A fidelidade a um sistema familiar, ou a um grupo, transcende a relação direta da experiência nesta vida. Ela acontece também de forma transgeracional.
Bert Hellinger disse que refletiu durante muito tempo sobre o que determina se a pessoa se sente com boa ou má consciência, porque percebeu que a consciência não está ligada ao bem ou ao mal.
Até que ele teve um insight. E isso determinou o desenvolvimento de todo o seu trabalho com as ordens do amor, porque isso está ligado ao pertencimento, que é a primeira lei sistêmica.
Esse senso de pertencimento é causador da maior parte dos conflitos, tanto no nível dos relacionamentos interpessoais, quanto nos maiores conflitos da humanidade. Para pertencer, a pessoa necessariamente é obrigada a excluir, porque precisa se identificar com o grupo, precisa se vincular ao grupo. E ao pertencer a um grupo, ela precisa excluir os outros grupos.
Para fortalecer o seu vínculo, ela é capaz de discriminar, de rejeitar os outros, de considerá-los piores. Todo vínculo da boa consciência, que vincula o indivíduo ao seu grupo, é perigoso.
A boa consciência, nesse sentido, é perigosa, porque a pessoa exclui a boa consciência da outra pessoa em relação ao outro grupo. Hitler fez isso. O nazismo cresceu com base nesse sentimento de boa consciência, de orgulho ariano, de ser alemão, e esse orgulho gera um sentimento de superioridade de um determinado povo contra outros, e a partir daí a crença no direito de destruir, de exterminar os outros.
Vemos isso acontecendo na política. Essa polarização é isso: a pessoa se identifica com força, veste a camisa e diz “agora eu sou desse time”. Acontece com time de futebol também. Se olharmos para isso com serenidade, é uma coisa que parece insana, não é mesmo? A pessoa querer excluir os outros porque não estão do mesmo lado.
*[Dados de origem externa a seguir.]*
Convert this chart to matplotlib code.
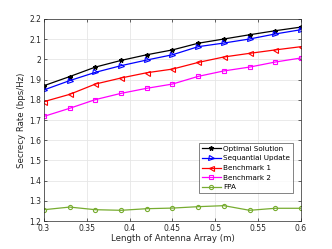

E é claro que isso se repete, porque deixa marcas profundas. No caso da segunda guerra mundial, por exemplo, as pessoas que foram assassinadas, que sofreram as consequências do nazismo, ficaram marcadas pelo medo da exclusão, pelo medo do extermínio.
E o que esse medo de extermínio faz? Mais necessidade de pertencimento. A tendência é que elas se unam, e formem um grupo fechado, para se proteger. É uma reação natural, um instinto de sobrevivência.
Hoje a grande maioria das pessoas que vivem no Estado de Israel não são mais pessoas que estavam ali presentes durante a segunda guerra, que sofreram diretamente. São filhos, netos, bisnetos dos sobreviventes.
Acontece que permanece aquela marca, aquele medo da exclusão, o medo do extermínio, sentido pelos antepassados. Então, em nome disso, as pessoas às vezes se sentem no direito de exterminar os outros. “O ataque é a melhor defesa”. E isso tende a se repetir.
Estou dando um exemplo bem extremo, bem grave, na história da humanidade, mas os conflitos entre muitos povos repetem a mesma dinâmica. E a tendência é de o oprimido virar a mesa, e, pela sobrevivência, dizer “temos que acabar com eles”.
É a mesma justificativa da legítima defesa. Só que já não são mais as mesmas pessoas. Aquilo já passou, e a dinâmica continua, e se perpetua, porque amanhã serão os outros, que estão sendo oprimidos hoje, que irão querer oprimir também.
Vemos isso acontecer também entre homens e mulheres. O feminismo é uma reação, também, a um tempo de opressão. Existe essa identificação, essa boa consciência, entre as mulheres. A mulher pensa “eu também sou mulher, eu tenho que lutar por muitas, não é só por mim”. É pela identificação ao grupo. Só que isso separa, e também provoca conflitos.